**EXERCISE GOAL**
Below is a listing to write out in full, exactly as given, without its pictures.

**RECORDS TO PROCESS**
======
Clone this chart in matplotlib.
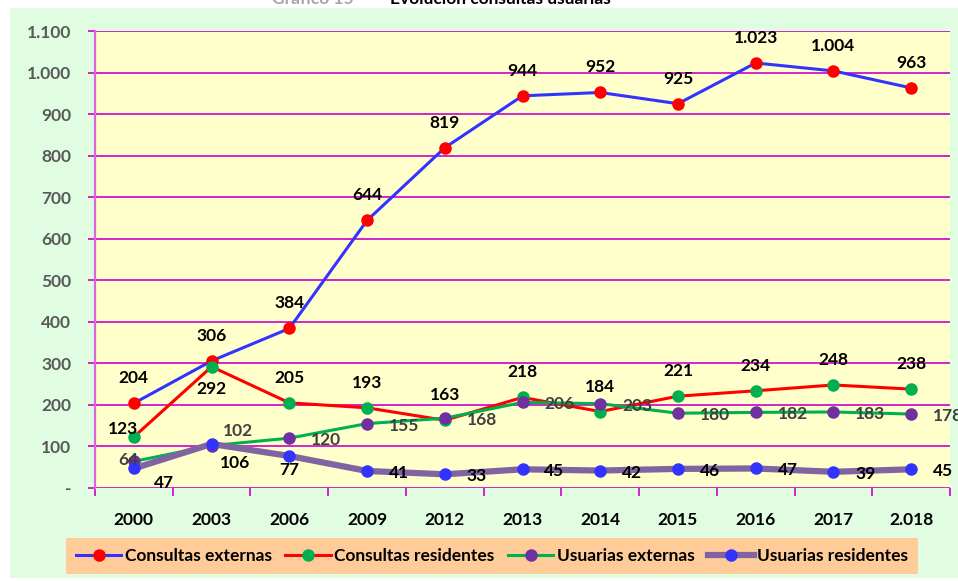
import numpy as np
import matplotlib.pyplot as plt
from matplotlib.patches import Rectangle
from matplotlib.ticker import FixedLocator, FuncFormatter

plt.rcParams['font.family'] = ['Lato', 'DejaVu Sans']
plt.rcParams['font.weight'] = 'bold'

years = ['2000', '2003', '2006', '2009', '2012', '2013', '2014', '2015', '2016', '2017', '2.018']
consultas_ext = [204, 306, 384, 644, 819, 944, 952, 925, 1023, 1004, 963]
consultas_res = [123, 292, 205, 193, 163, 218, 184, 221, 234, 248, 238]
usuarias_ext = [64, 102, 120, 155, 168, 206, 203, 180, 182, 183, 178]
usuarias_res = [47, 106, 77, 41, 33, 45, 42, 46, 47, 39, 45]


def miles(v):
    return f"{int(v):,}".replace(",", ".")


W, H = 958, 581
fig = plt.figure(figsize=(W / 100, H / 100), dpi=100)
fig.patch.set_facecolor('white')
fig.patches.append(Rectangle((10 / W, 3 / H), 948 / W, 570 / H, transform=fig.transFigure,
                             facecolor='#E1FDE1', edgecolor='none', zorder=-5))

# titulo (queda cortado por arriba)
fig.text(368 / W, 1 - 4 / H, 'Gráfico 15 –', ha='right', va='baseline',
         color='#A6A6A6', fontsize=12.5, fontweight='bold')
fig.text(390 / W, 1 - 4 / H, 'Evolución consultas usuarias', ha='left', va='baseline',
         color='black', fontsize=12.5, fontweight='bold')

ax = fig.add_axes([95 / W, (H - 488) / H, 855 / W, 457 / H])
ax.set_zorder(2)
ax.set_facecolor('#FFFFCC')
x = np.arange(len(years))
ax.set_xlim(-0.5, len(years) - 0.5)
ax.set_ylim(0, 1100)

ax.yaxis.set_major_locator(FixedLocator(np.arange(0, 1101, 100)))
ax.yaxis.set_major_formatter(FuncFormatter(lambda v, p: '-' if v == 0 else miles(v)))
ax.grid(axis='y', color='#CC00CC', lw=1.2, zorder=1)
ax.set_axisbelow(True)
for s in ['top', 'right', 'bottom']:
    ax.spines[s].set_visible(False)
ax.spines['left'].set_color('#DD66DD')
ax.spines['left'].set_linewidth(1.6)
ax.tick_params(axis='y', colors='#CC00CC', length=5, width=1.2, labelcolor='#595959',
               labelsize=12.5, pad=12)
ax.set_xticks(x)
ax.set_xticklabels(years)
ax.set_xticks(np.arange(-0.5, len(years)), minor=True)
ax.tick_params(axis='x', which='major', length=0, labelsize=12.5, labelcolor='black', pad=17)
ax.tick_params(axis='x', which='minor', length=6, width=1.2, color='#CC00CC')

series = [
    ('Consultas externas', consultas_ext, '#3333FF', 2.2, '#FF0000'),
    ('Consultas residentes', consultas_res, '#FF0000', 2.2, '#00B050'),
    ('Usuarias externas', usuarias_ext, '#00B050', 2.2, '#7030A0'),
    ('Usuarias residentes', usuarias_res, '#8064A2', 4.5, '#3333FF'),
]
for i, (name, vals, lc, lw, mc) in enumerate(series):
    ax.plot(x, vals, color=lc, lw=lw, marker='o', markersize=8, markerfacecolor=mc,
            markeredgecolor=mc, label=name, zorder=3 + i, clip_on=False)

# etiquetas de datos (desplazamientos en pixeles)
def etiquetas(vals, offsets, default, color='black'):
    for i, v in enumerate(vals):
        dx, dy = offsets.get(i, default)
        ax.annotate(miles(v), (x[i], v), xytext=(dx, dy), textcoords='offset pixels',
                    ha='center', va='center', fontsize=12.5, fontweight='bold',
                    color=color, zorder=10, annotation_clip=False)


etiquetas(consultas_ext, {}, (0, 25))
etiquetas(consultas_res, {0: (-11, 8), 1: (0, -22)}, (0, 25))
etiquetas(usuarias_ext, {0: (-6, 1), 1: (26, 15)}, (37, -2), color='#404040')
etiquetas(usuarias_res, {0: (30, -15), 1: (23, -19), 2: (0, -14)}, (32, -2))

leg = fig.legend(loc='center', bbox_to_anchor=(492 / W, (H - 556) / H), ncol=4,
                 frameon=True, fancybox=False, handlelength=2.6, handletextpad=0.2,
                 columnspacing=0.8, borderpad=0.6, prop={'size': 12.5, 'weight': 'bold'})
leg.get_frame().set_facecolor('#FFCC99')
leg.get_frame().set_edgecolor('none')
leg.get_frame().set_alpha(1)

fig.savefig('out.png', dpi=100, facecolor=fig.get_facecolor())
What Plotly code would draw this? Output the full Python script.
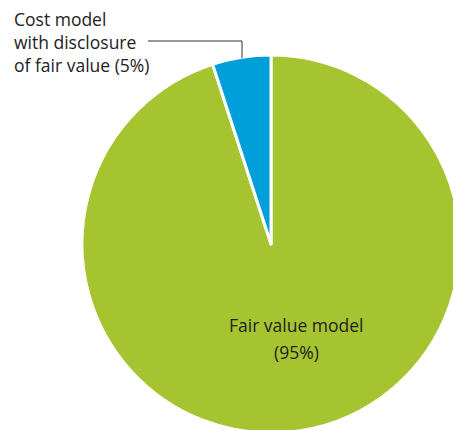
import plotly.graph_objects as go

labels = ["Fair value model", "Cost model with disclosure of fair value"]
shares = [95, 5]
colors = ["#A5C42F", "#009FDA"]

# figure is slightly larger than the window so the pie runs off the edges
W, H = 462, 440


def px(x):
    return x / W


def py(y):
    return 1 - y / H


fig = go.Figure(
    go.Pie(
        labels=labels,
        values=shares,
        sort=False,
        direction="clockwise",
        rotation=0,
        textinfo="none",
        hoverinfo="label+percent",
        marker=dict(colors=colors, line=dict(color="white", width=3)),
        domain=dict(x=[px(82), px(460)], y=[py(433), py(55)]),
        showlegend=False,
    )
)

font = dict(family="Open Sans, Noto Sans, sans-serif", size=17.5, color="#222222")

fig.add_annotation(
    x=px(12), y=py(42), xref="paper", yref="paper",
    xanchor="left", yanchor="middle", align="left",
    text=f"Cost model<br>with disclosure<br>of fair value ({shares[1]}%)",
    showarrow=False, font=font,
)
fig.add_annotation(
    x=px(296), y=py(325), xref="paper", yref="paper",
    xanchor="center", yanchor="middle",
    text=labels[0], showarrow=False, font=font,
)
fig.add_annotation(
    x=px(296), y=py(352), xref="paper", yref="paper",
    xanchor="center", yanchor="middle",
    text=f"({shares[0]}%)", showarrow=False, font=font,
)

# leader line to the small slice
fig.add_shape(
    type="path", xref="paper", yref="paper",
    path=f"M {px(148)} {py(41)} L {px(242)} {py(41)} L {px(242)} {py(58)}",
    line=dict(color="#333333", width=1),
)

fig.update_layout(
    width=W,
    height=H,
    margin=dict(l=0, r=0, t=0, b=0),
    paper_bgcolor="white",
    plot_bgcolor="white",
)

fig.write_html(
    "out.html",
    config=dict(displayModeBar=False),
    post_script="document.body.style.margin='0';document.body.style.overflow='hidden';",
)
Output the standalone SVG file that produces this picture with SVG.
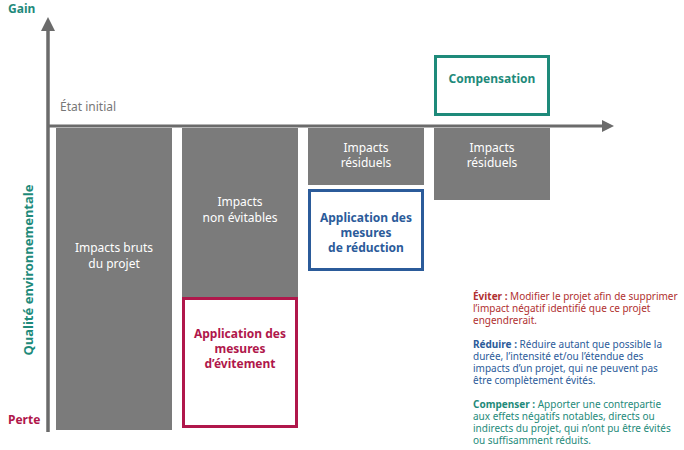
======
**FINAL ANSWER**
Clone this chart in matplotlib.
import numpy as np
import matplotlib.pyplot as plt
from matplotlib.patches import Rectangle
from matplotlib.ticker import FixedLocator, FuncFormatter

plt.rcParams['font.family'] = ['Lato', 'DejaVu Sans']
plt.rcParams['font.weight'] = 'bold'

years = ['2000', '2003', '2006', '2009', '2012', '2013', '2014', '2015', '2016', '2017', '2.018']
consultas_ext = [204, 306, 384, 644, 819, 944, 952, 925, 1023, 1004, 963]
consultas_res = [123, 292, 205, 193, 163, 218, 184, 221, 234, 248, 238]
usuarias_ext = [64, 102, 120, 155, 168, 206, 203, 180, 182, 183, 178]
usuarias_res = [47, 106, 77, 41, 33, 45, 42, 46, 47, 39, 45]


def miles(v):
    return f"{int(v):,}".replace(",", ".")


W, H = 958, 581
fig = plt.figure(figsize=(W / 100, H / 100), dpi=100)
fig.patch.set_facecolor('white')
fig.patches.append(Rectangle((10 / W, 3 / H), 948 / W, 570 / H, transform=fig.transFigure,
                             facecolor='#E1FDE1', edgecolor='none', zorder=-5))

# titulo (queda cortado por arriba)
fig.text(368 / W, 1 - 4 / H, 'Gráfico 15 –', ha='right', va='baseline',
         color='#A6A6A6', fontsize=12.5, fontweight='bold')
fig.text(390 / W, 1 - 4 / H, 'Evolución consultas usuarias', ha='left', va='baseline',
         color='black', fontsize=12.5, fontweight='bold')

ax = fig.add_axes([95 / W, (H - 488) / H, 855 / W, 457 / H])
ax.set_zorder(2)
ax.set_facecolor('#FFFFCC')
x = np.arange(len(years))
ax.set_xlim(-0.5, len(years) - 0.5)
ax.set_ylim(0, 1100)

ax.yaxis.set_major_locator(FixedLocator(np.arange(0, 1101, 100)))
ax.yaxis.set_major_formatter(FuncFormatter(lambda v, p: '-' if v == 0 else miles(v)))
ax.grid(axis='y', color='#CC00CC', lw=1.2, zorder=1)
ax.set_axisbelow(True)
for s in ['top', 'right', 'bottom']:
    ax.spines[s].set_visible(False)
ax.spines['left'].set_color('#DD66DD')
ax.spines['left'].set_linewidth(1.6)
ax.tick_params(axis='y', colors='#CC00CC', length=5, width=1.2, labelcolor='#595959',
               labelsize=12.5, pad=12)
ax.set_xticks(x)
ax.set_xticklabels(years)
ax.set_xticks(np.arange(-0.5, len(years)), minor=True)
ax.tick_params(axis='x', which='major', length=0, labelsize=12.5, labelcolor='black', pad=17)
ax.tick_params(axis='x', which='minor', length=6, width=1.2, color='#CC00CC')

series = [
    ('Consultas externas', consultas_ext, '#3333FF', 2.2, '#FF0000'),
    ('Consultas residentes', consultas_res, '#FF0000', 2.2, '#00B050'),
    ('Usuarias externas', usuarias_ext, '#00B050', 2.2, '#7030A0'),
    ('Usuarias residentes', usuarias_res, '#8064A2', 4.5, '#3333FF'),
]
for i, (name, vals, lc, lw, mc) in enumerate(series):
    ax.plot(x, vals, color=lc, lw=lw, marker='o', markersize=8, markerfacecolor=mc,
            markeredgecolor=mc, label=name, zorder=3 + i, clip_on=False)

# etiquetas de datos (desplazamientos en pixeles)
def etiquetas(vals, offsets, default, color='black'):
    for i, v in enumerate(vals):
        dx, dy = offsets.get(i, default)
        ax.annotate(miles(v), (x[i], v), xytext=(dx, dy), textcoords='offset pixels',
                    ha='center', va='center', fontsize=12.5, fontweight='bold',
                    color=color, zorder=10, annotation_clip=False)


etiquetas(consultas_ext, {}, (0, 25))
etiquetas(consultas_res, {0: (-11, 8), 1: (0, -22)}, (0, 25))
etiquetas(usuarias_ext, {0: (-6, 1), 1: (26, 15)}, (37, -2), color='#404040')
etiquetas(usuarias_res, {0: (30, -15), 1: (23, -19), 2: (0, -14)}, (32, -2))

leg = fig.legend(loc='center', bbox_to_anchor=(492 / W, (H - 556) / H), ncol=4,
                 frameon=True, fancybox=False, handlelength=2.6, handletextpad=0.2,
                 columnspacing=0.8, borderpad=0.6, prop={'size': 12.5, 'weight': 'bold'})
leg.get_frame().set_facecolor('#FFCC99')
leg.get_frame().set_edgecolor('none')
leg.get_frame().set_alpha(1)

fig.savefig('out.png', dpi=100, facecolor=fig.get_facecolor())
What Plotly code would draw this? Output the full Python script.
import plotly.graph_objects as go

labels = ["Fair value model", "Cost model with disclosure of fair value"]
shares = [95, 5]
colors = ["#A5C42F", "#009FDA"]

# figure is slightly larger than the window so the pie runs off the edges
W, H = 462, 440


def px(x):
    return x / W


def py(y):
    return 1 - y / H


fig = go.Figure(
    go.Pie(
        labels=labels,
        values=shares,
        sort=False,
        direction="clockwise",
        rotation=0,
        textinfo="none",
        hoverinfo="label+percent",
        marker=dict(colors=colors, line=dict(color="white", width=3)),
        domain=dict(x=[px(82), px(460)], y=[py(433), py(55)]),
        showlegend=False,
    )
)

font = dict(family="Open Sans, Noto Sans, sans-serif", size=17.5, color="#222222")

fig.add_annotation(
    x=px(12), y=py(42), xref="paper", yref="paper",
    xanchor="left", yanchor="middle", align="left",
    text=f"Cost model<br>with disclosure<br>of fair value ({shares[1]}%)",
    showarrow=False, font=font,
)
fig.add_annotation(
    x=px(296), y=py(325), xref="paper", yref="paper",
    xanchor="center", yanchor="middle",
    text=labels[0], showarrow=False, font=font,
)
fig.add_annotation(
    x=px(296), y=py(352), xref="paper", yref="paper",
    xanchor="center", yanchor="middle",
    text=f"({shares[0]}%)", showarrow=False, font=font,
)

# leader line to the small slice
fig.add_shape(
    type="path", xref="paper", yref="paper",
    path=f"M {px(148)} {py(41)} L {px(242)} {py(41)} L {px(242)} {py(58)}",
    line=dict(color="#333333", width=1),
)

fig.update_layout(
    width=W,
    height=H,
    margin=dict(l=0, r=0, t=0, b=0),
    paper_bgcolor="white",
    plot_bgcolor="white",
)

fig.write_html(
    "out.html",
    config=dict(displayModeBar=False),
    post_script="document.body.style.margin='0';document.body.style.overflow='hidden';",
)
Output the standalone SVG file that produces this picture with SVG.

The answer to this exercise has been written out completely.